Favors Cluster

A new verb cluster was suggested: favors. This would replace deals, largely because deals are too complicated. In effect, the “favors” system boils down to an emotional currency that I will call “obligation”. When Joe does a favor for Mary, she gains an obligation to him. However, obligation is a two-way relationship. When Joe does that favor, he perceives that she owes him an obligation, and she perceives that she owes him an obligation — but those two values are not necessarily the same. For example, suppose that Joe gives Mary geraniums, but she doesn’t like geraniums. Thus,

Obligation[Mary, Joe, Joe] > Obligation[Mary, Joe, Mary]

Unfortunately, this gets me right back into circumferential relationships — which I have always regarded as poisonous to the design. However, I am not designing for anybody other than myself, so perhaps I can get away with it. Ugh, I hate to think of the programming requirements. 

Granting a favor creates the possibility of calling in the favor at some point in the future. “You owe me!” is the argument used. 

The big problem with favors is defining the list of verbs that can be used for favors. In terms of physical actions, there’s not much; we’re not going to see anything like “Hey, Gawain, could you lend me 40 head of cattle until Tuesday?” Indeed, given the time scale of the game, loans of any kind seem useless. I could populate the game with lots of tradeable props (baubles, weapons, armor, horses, etc), but that strikes me as overly mechanical in style. Moreover, trades like this only make sense when characters determine the value of a prop in narrow personal terms. Gawain has to like a sword less than Kaye likes it in order for Gawain to make sense in giving it to Kaye. Perhaps I could have some physical actions such as saving one’s life in battle, but that seems a bit overdone. 
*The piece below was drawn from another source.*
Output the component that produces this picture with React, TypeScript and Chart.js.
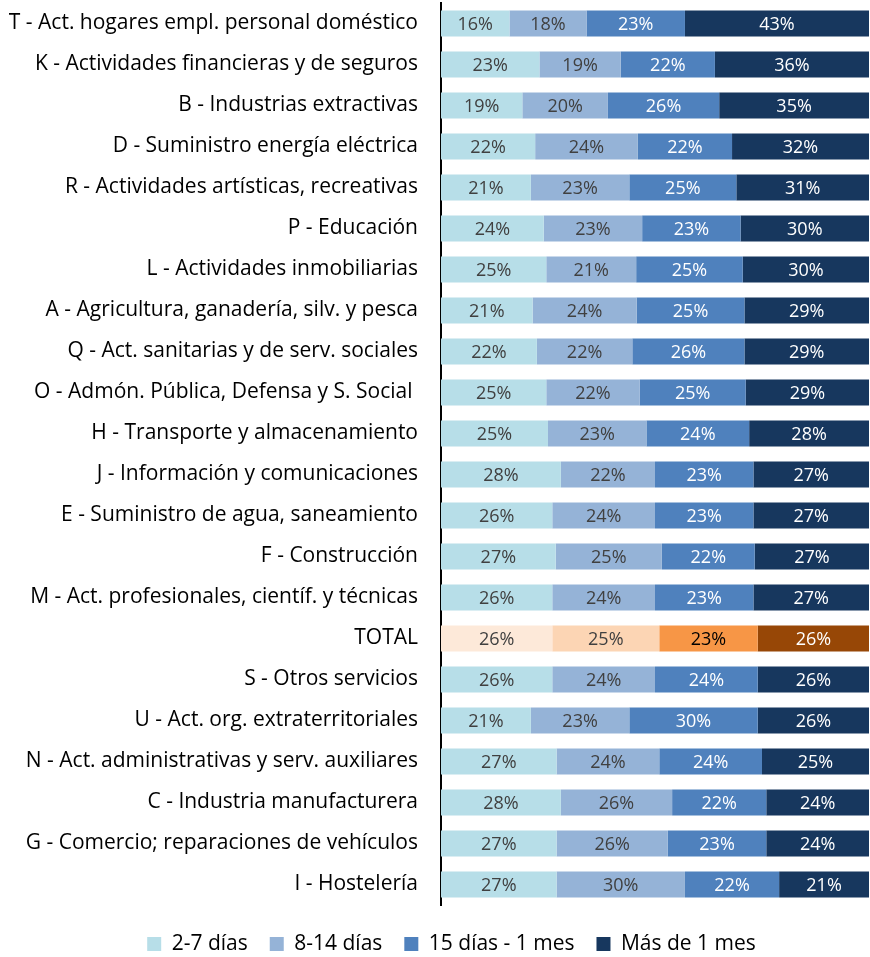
import React, { useEffect, useRef } from "react";
import { Chart, registerables } from "chart.js";

Chart.register(...registerables);

const categories = [
  "T - Act. hogares empl. personal doméstico",
  "K - Actividades financieras y de seguros",
  "B - Industrias extractivas",
  "D - Suministro energía eléctrica",
  "R - Actividades artísticas, recreativas",
  "P - Educación",
  "L - Actividades inmobiliarias",
  "A - Agricultura, ganadería, silv. y pesca",
  "Q - Act. sanitarias y de serv. sociales",
  "O - Admón. Pública, Defensa y S. Social ",
  "H - Transporte y almacenamiento",
  "J - Información y comunicaciones",
  "E - Suministro de agua, saneamiento",
  "F - Construcción",
  "M - Act. profesionales, científ. y técnicas",
  "TOTAL",
  "S - Otros servicios",
  "U - Act. org. extraterritoriales",
  "N - Act. administrativas y serv. auxiliares",
  "C - Industria manufacturera",
  "G - Comercio; reparaciones de vehículos",
  "I - Hostelería",
];

const seriesNames = ["2-7 días", "8-14 días", "15 días - 1 mes", "Más de 1 mes"];

const dias2a7 = [16, 23, 19, 22, 21, 24, 24.6, 21.4, 22.4, 24.6, 25, 28, 26, 26.8, 26, 26, 26, 21, 27, 28, 27, 27];
const dias8a14 = [18, 19, 20, 24, 23, 23, 21.0, 24.3, 22.3, 21.8, 23, 22, 24, 24.8, 24, 25, 24, 23, 24, 26, 26, 30];
const dias15a1mes = [23, 22, 26, 22, 25, 23, 24.9, 25.2, 26.2, 24.8, 24, 23, 23, 21.7, 23, 23, 24, 30, 24, 22, 23, 22];
const masDe1mes = [43, 36, 35, 32, 31, 30, 29.5, 29.1, 29.1, 28.8, 28, 27, 27, 26.7, 27, 26, 26, 26, 25, 24, 24, 21];

const blueColors = ["#B7DEE8", "#95B3D7", "#4F81BD", "#17375E"];
const totalColors = ["#FDE9D9", "#FCD5B4", "#F79646", "#974706"];
const blueText = ["#404040", "#404040", "#FFFFFF", "#FFFFFF"];
const totalText = ["#404040", "#404040", "#000000", "#FFFFFF"];

const FONT = "'Open Sans', sans-serif";

export default function App() {
  const ref = useRef<HTMLCanvasElement | null>(null);

  useEffect(() => {
    if (!ref.current) return;
    const totalIdx = categories.indexOf("TOTAL");
    const allSeries = [dias2a7, dias8a14, dias15a1mes, masDe1mes];

    const labelPlugin = {
      id: "segLabels",
      afterLayout(chart: any) {
        if (chart.legend) {
          chart.legend.left += 12.5;
          chart.legend.right += 12.5;
        }
      },
      afterDatasetsDraw(chart: any) {
        const ctx = chart.ctx;
        ctx.save();
        ctx.font = `18px ${FONT}`;
        ctx.textAlign = "center";
        ctx.textBaseline = "middle";
        chart.data.datasets.forEach((ds: any, di: number) => {
          const meta = chart.getDatasetMeta(di);
          meta.data.forEach((el: any, i: number) => {
            const v = ds.data[i];
            const x = (el.x + el.base) / 2;
            ctx.fillStyle = i === totalIdx ? totalText[di] : blueText[di];
            ctx.fillText(Math.round(v) + "%", x, el.y + 1);
          });
        });
        ctx.restore();
      },
    };

    const chart = new Chart(ref.current, {
      type: "bar",
      data: {
        labels: categories,
        datasets: allSeries.map((d, di) => ({
          label: seriesNames[di],
          data: d,
          backgroundColor: categories.map((c, i) => (i === totalIdx ? totalColors[di] : blueColors[di])),
          borderWidth: 0,
          categoryPercentage: 1,
          barPercentage: 0.64,
        })),
      },
      options: {
        indexAxis: "y",
        animation: false,
        responsive: false,
        maintainAspectRatio: false,
        layout: { padding: { top: 3, right: 1, left: 9, bottom: -7.5 } },
        scales: {
          x: {
            stacked: true,
            min: 0,
            max: 100,
            display: false,
          },
          y: {
            stacked: true,
            grid: { display: false, drawTicks: false },
            border: { display: true, color: "#000000", width: 2 },
            ticks: {
              color: "#000000",
              font: { family: FONT, size: 21 },
              padding: 23,
              autoSkip: false,
            },
            afterFit(scale: any) {
              scale.paddingTop = 0;
              scale.paddingBottom = 0;
              scale.width = 432;
            },
          },
        },
        plugins: {
          tooltip: { enabled: false },
          legend: {
            position: "bottom",
            title: {
              display: true,
              text: "",
              font: { size: 1, lineHeight: 1 },
              padding: { top: 5.5, bottom: 0 },
            },
            labels: {
              generateLabels: () =>
                seriesNames.map((n, i) => ({
                  text: n,
                  fillStyle: blueColors[i],
                  strokeStyle: blueColors[i],
                  lineWidth: 0,
                  datasetIndex: i,
                  hidden: false,
                  fontColor: "#000000",
                })),
              boxWidth: 14,
              boxHeight: 14,
              padding: 22,
              color: "#000000",
              font: { family: FONT, size: 21 },
            },
          },
        },
      },
      plugins: [labelPlugin],
    });
    return () => chart.destroy();
  }, []);

  return (
    <div style={{ position: "absolute", left: 0, top: 0, width: 870, height: 957, background: "#fff" }}>
      <canvas ref={ref} width={870} height={957} style={{ display: "block" }} />
    </div>
  );
}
No, I think that the core components of a favors cluster would be actions related to interpersonal relationships. “Hey, Gawain, I’m trying to get Iseult to go out on a date with me; could you put in a good word for me?” or “Galahad, Ector is accusing my people of stealing some of his cattle; could you talk to him for me?” 

The central problem is figuring out how to formalize the sentence structure of a request for a favor. Like this:

{Subject} {requests favor} {DirObject} that s/he do {3Verb} to/with {4Actor}

I don’t like it; it’s too vague. I think I have to revert to the model used in Gossip in which we employ circumferential relationships as sources of gossip. Thus:

{Subject} {gossips to} {DirObject} that {3Actor} feels {4Attribute} {5Quantifier} towards them (the DirObject).

“Ector gossips to Nimue that Galahad trusts her absolutely.”
“Kaye gossips to Mordred that Iseult likes her a little.” 
“Galahad gossips to Arthur that Uriens seems very disloyal.” 

The great thing about gossip (defined as sharing circumferential information) is that, with a cast of 16, it is immensely complex. Each character has 210 statements that he can make to every other character. That’s over 3,000 statements possible for the entire cast. And that’s just for one class of relationship. I’ll be having at least 3 classes of relationships, making up 9,000 statements. And of course, relationships change with time. From Arthur’s point of view, obtaining all the information he needs would require 210 statements from the other characters — and even then, there will be differing values presented to him. Nimue might say that Galahad hates Arthur, while Kay might say that Galahad likes Arthur. So Arthur will need to assess the likelihood that a character is telling the truth. 

Which brings us to lies. I’ve always struggled with the problem of bringing lies into the mix, and I think that I have hit upon a solution. A lie is not decided upon at the moment; it must be planned ahead. Suppose, for example, the Uriens is snubbed by Mordred. Uriens reacts to the snub by deciding that he wants to hurt Mordred. He decides to spread a lie about Mordred. He must then decide upon the person he wishes to lie to as well as the nature of the lie. 

This topic is too complicated to discuss here; it requires its own essay.